Unser geliebter Ascheplatz

Kollektivgeschichte

Wolfgang Kaiser: Bis 1997 gab es in Sedlitz eine wilde Mülldeponie – unseren geliebten Ascheplatz. Sie befand sich da, wo heute die Lagune ist. Aber keine Angst; alles wurde zurückgebaut und saniert, bevor die Lagune entstand.

Silvana During: Der Ascheplatz war immer der schönste Spielplatz für uns Kinder. Da konnten wir rumtoben und fanden allerlei Interessantes.

Wolfgang Kaiser: Wir brachten alles, was wir loswerden wollten, auf den Ascheplatz. Dort fanden wir allerdings auch viel, was uns noch irgendwie brauchbar erschien. Autoreifen, Motoren, ausgediente Stahlträger und anderen Bauschutt, altes Spielzeug, zerschlissene Möbel – und, und, und.

Ich steuerte regelmäßig unseren großen Handwagen durchs Dorf. Alles, was weg konnte, lud ich zu Hause auf, befestigte das Ziehband vorn am Wagen und zog Richtung Ascheplatz. Dort angekommen, kippte ich unseren vermeintlichen Müll ab, nahm in Augenschein, was die Nachbarn in den letzten Tagen so entsorgt hatten und wurde fündig. Da lag zum Beispiel ein Holzbalken, den ich mit einigen Handgriffen abschleifen konnte, schon war er wie neu; oder ein Drahtkorb, den ich mit alten Kabeln flicken und als Behälter für die Kartoffelernte nutzen konnte. Bei jedem Besuch auf dem Ascheplatz fand sich etwas Brauchbares.
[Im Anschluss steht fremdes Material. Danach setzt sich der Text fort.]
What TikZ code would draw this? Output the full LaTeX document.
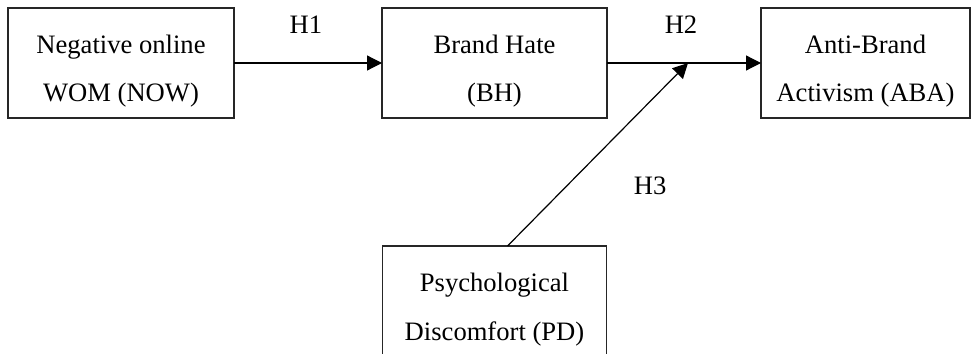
\documentclass[tikz,border=0pt]{standalone}
\usepackage{fontspec}
\setmainfont{Liberation Serif}
\usepackage{tikz}
\usetikzlibrary{arrows.meta,positioning,calc}
\tikzset{
  box/.style={draw=black!85, line width=0.7pt, outer sep=0pt, inner sep=0pt, minimum height=55pt, align=center, text height=42pt, text depth=3pt, font=\fontsize{13.3pt}{24.3pt}\selectfont},
  hyp/.style={font=\fontsize{13.3pt}{16pt}\selectfont, anchor=base, inner sep=0pt},
  link/.style={-{Triangle[length=7.5pt,width=7.5pt]}, line width=0.6pt},
}
\begin{document}
\begin{tikzpicture}
  \useasboundingbox (0,0) rectangle (486.5pt,-176.5pt);
  \clip (0,0) rectangle (486.5pt,-176.5pt);
  % boxes
  \node[box,minimum width=113pt] (now) at (60.5pt,-31.5pt) {Negative online\\WOM (NOW)};
  \node[box,minimum width=112.5pt,right=74pt of now] (bh) {Brand Hate\\(BH)};
  \node[box,minimum width=104.5pt,right=77pt of bh] (aba) {Anti-Brand\\Activism (ABA)};
  \node[box,minimum width=112pt,below=64pt of bh] (pd) {Psychological\\Discomfort (PD)};
  \coordinate (mod) at ($(bh.east)!0.526!(aba.west)$);
  % arrows
  \draw[link] (now.east) -- (bh.west) node[hyp,midway,yshift=14.5pt,xshift=-1pt]{H1};
  \draw[link] (bh.east) -- (aba.west) node[hyp,midway,yshift=14.5pt,xshift=-1.5pt]{H2};
  \draw[link] ([xshift=6.5pt]pd.north) -- (mod) node[hyp,pos=0.28,xshift=46pt]{H3};
\end{tikzpicture}
\end{document}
Heike Philipp:  Ich musste mich einmal schweren Herzens von meinen Lieblingsstiefeln trennen. Die trug ich, bis es gar nicht mehr ging, bis sie auseinanderfielen. Ich brachte sie auf den Ascheplatz und dachte noch: »Die siehst du nie wieder!« Am nächsten Samstag jedoch, als ich früh beim Bäcker stand, kam Otts Ulli rein. Mit meinen Stiefeln an den Füßen!

Steffen Philipp: Manch einer leerte seinen Autoanhänger auf dem Ascheplatz aus und kam mit gefülltem Anhänger wieder zurück. Mein Opa schimpfte oft darüber, was wir zu Hause für Zeug anbrachten. Für ihn war das Müll, ich dagegen konnte die Sachen noch gut gebrauchen.

Silvana During: Mein Opa verbrachte ganze Tage auf dem Ascheplatz. Während meine Oma zum Friedhof ging, frische Blumen zum Grab ihrer Eltern brachte und Unkraut jätete, stöberte er – wie auf einem Flohmarkt – zwischen den »Waren«, die unsere wilde Mülldeponie feilbot.

Klaus Nasdal:  Als Kind fand ich einmal eine kleine Kiste mit Zigarren. Ich dachte: »Die musst du probieren.« Ich brannte den Stumpen an, so, wie ich es bei den Erwachsenen gesehen hatte. Nach diesem »Genuss« rührte ich nie wieder eine Zigarre an.

Steffen Philipp: In unserer Familie brachte der Großvater meiner Frau immer den Müll zum Ascheplatz. Irgendwann übernahm ich die Aufgabe. Besonders im Winter war das nicht lustig. Ich stellte unsere zwei Mülltonnen auf den Schlitten, band sie notdürftig fest und los ging es. Es kam, was kommen musste: Auf halbem Weg durchs Dorf fielen beide Tonnen scheppernd vom Schlitten. Da stand ich nun und dachte bei mir: »Was machst du hier eigentlich? Bei dem Wetter!« Mir blieb nichts weiter übrig, als die Tonnen wieder auf den Schlitten zu wuchten und mich den Rest des Weges zum Ascheplatz zu quälen.

Monika Blum: Mein Mann brachte einmal ein nigelnagelneues Paar Turnschuhe mit. Ich schaute sie mir genau an und schlüpfte hinein. Sie passten wie angegossen. Jahrelang lief ich in diesen Schuhen herum.

Wolfgang Kaiser: Wir vergessen so schnell, wie wir die Dinge früher machten. Als der Abfallentsorgungsverband gebildet wurde und wir die gelben und schwarzen Tonnen bekamen, war es vorbei mit dem Ascheplatz. Für eine solche wilde Mülldeponie gab es schlichtweg keine Genehmigung mehr. Sie musste geschlossen und saniert werden.